Why audit trail matters for AI coding agents
When a language model writes queries, the intent is often hidden behind a prompt. The resulting statements may create tables, delete rows, or exfiltrate data. Without a clear audit trail, you cannot answer who caused a change, what data was accessed, or whether the operation complied with policy. Auditors, incident responders, and compliance teams all rely on immutable logs that tie each command to a verifiable identity.
The gaps in traditional database logging
PostgreSQL’s native logs capture query text and timestamps, but they lack context. The logs do not record the original requester’s identity when a service account or an AI agent uses a shared credential. Masking of sensitive columns is impossible at the logging layer, so logs may expose personal data. Moreover, native logs cannot enforce approvals or block dangerous commands before they reach the engine. The result is an audit trail that is incomplete, noisy, and potentially non‑compliant.
A gateway approach to a reliable audit trail
Placing a layer‑7 gateway between the AI agent and PostgreSQL solves these gaps. The gateway intercepts every protocol message, records the full session, and attaches the authenticated user or service identity to each statement. It can mask sensitive fields in responses, enforce just‑in‑time approvals for high‑risk commands, and block destructive operations before they execute. Because the gateway sits on the data path, the audit trail it creates is authoritative and cannot be bypassed by the agent.
In practice, you deploy the gateway as a Docker Compose service or in Kubernetes, configure a PostgreSQL connection, and let the AI agent connect through the gateway using its standard client libraries. Identity is supplied via OIDC or SAML, so the gateway knows exactly which user or service account initiated each request.
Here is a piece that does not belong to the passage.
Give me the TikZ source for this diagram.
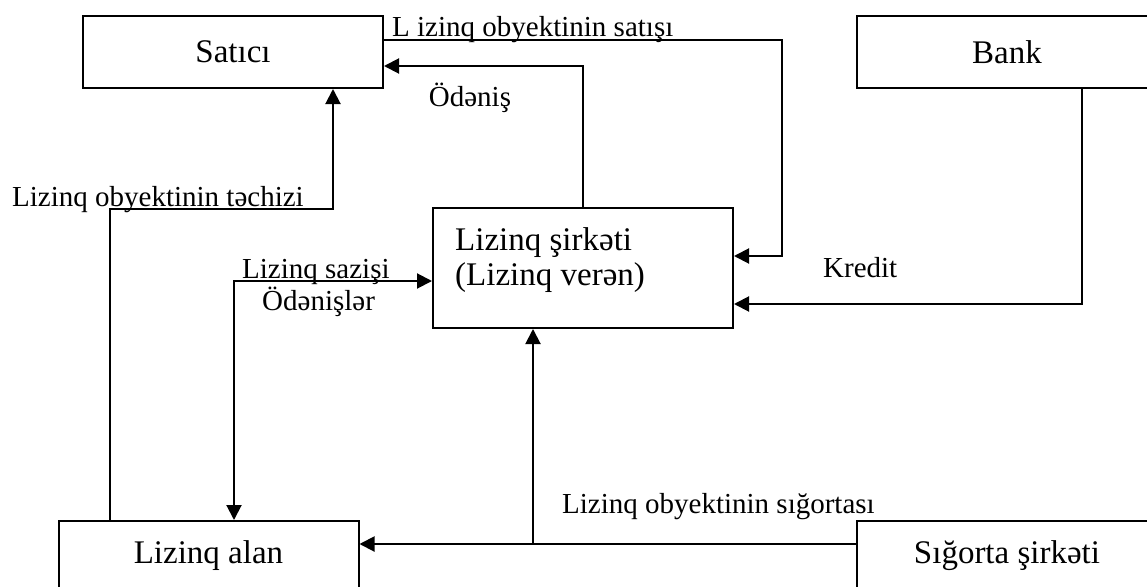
\documentclass[tikz,border=0pt]{standalone}
\usepackage{fontspec}
\setmainfont{Liberation Serif}
\usetikzlibrary{arrows.meta}
\begin{document}
\begin{tikzpicture}[x=1pt,y=-1pt,
  box/.style={draw,line width=2pt,minimum width=300pt,minimum height=72pt,inner sep=0pt,
    font=\fontsize{33}{36}\selectfont},
  lbl/.style={inner sep=0pt,anchor=base west,font=\fontsize{29}{32}\selectfont},
  wire/.style={line width=2pt},
  arr/.style={wire,-{Triangle[length=15pt,width=15pt]}},
  arrboth/.style={wire,{Triangle[length=15pt,width=15pt]}-{Triangle[length=15pt,width=15pt]}}]
\fill[white] (0,0) rectangle (1147,586);
\useasboundingbox (0,0) rectangle (1147,586);
\clip (0,0) rectangle (1147,586);

% boxes
\node[box] (sat) at (233,52) {Satıcı};
\node[box] (bank) at (1007,52) {Bank};
\node[box,minimum height=120pt] (ls) at (583,268) {};
\node[lbl,font=\fontsize{33}{36}\selectfont] (ls1) at (455,250) {Lizinq şirkəti};
\node[lbl,font=\fontsize{33}{36}\selectfont] (ls2) at (455,285) {(Lizinq verən)};
\node[box,minimum height=69pt] (la) at (208.5,555.5) {Lizinq alan};
\node[box,minimum height=69pt] (sig) at (1007,555.5) {Sığorta şirkəti};

% bend points
\coordinate (c1) at (782,40);
\coordinate (c2) at (782,256);
\coordinate (c3) at (583,66);
\coordinate (c4) at (110,209);
\coordinate (c5) at (333,209);
\coordinate (c6) at (234,281);
\coordinate (c7) at (1082,304);
\coordinate (c8) at (533,544);

% connectors
\draw[arr] (sat.east |- c1) -- (c1) -- (c2) -- (ls.east |- c2);
\draw[arr] (ls.north) -- (c3) -- (sat.east |- c3);
\draw[arr] (la.north -| c4) -- (c4) -- (c5) -- (sat.south -| c5);
\draw[arrboth] (la.north -| c6) -- (c6) -- (ls.west |- c6);
\draw[arr] (bank.south -| c7) -- (c7) -- (ls.east |- c7);
\draw[arr] (sig.west |- c8) -- (la.east |- c8);
\draw[arr] (c8) -- (ls.south -| c8);

% labels
\node[lbl] (t1) at (392,37) {L izinq obyektinin satışı};
\node[lbl,anchor=base] (t2) at (470,106) {Ödəniş};
\node[lbl] (t3) at (12,206) {Lizinq obyektinin təchizi};
\node[lbl] (t4) at (242,278) {Lizinq sazişi};
\node[lbl] (t5) at (262,310) {Ödənişlər};
\node[lbl] (t6) at (823,277) {Kredit};
\node[lbl] (t7) at (562,513) {Lizinq obyektinin sığortası};
\end{tikzpicture}
\end{document}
The result is a single source of truth for who did what, when, and with what data.
Key enforcement outcomes
- Session recording – every interaction is stored for replay and forensic analysis.
- Inline masking – sensitive columns are redacted in real time, protecting downstream logs.
- Just‑in‑time access – permissions are granted only for the duration of a specific request.
- Command‑level approval – high‑risk statements trigger an approval workflow before they run.
- Identity‑aware audit trail – each query is tied to the originating identity, not a shared credential.
These outcomes exist only because the gateway is the enforcement point. Without it, the underlying PostgreSQL instance would continue to operate with the same blind spots.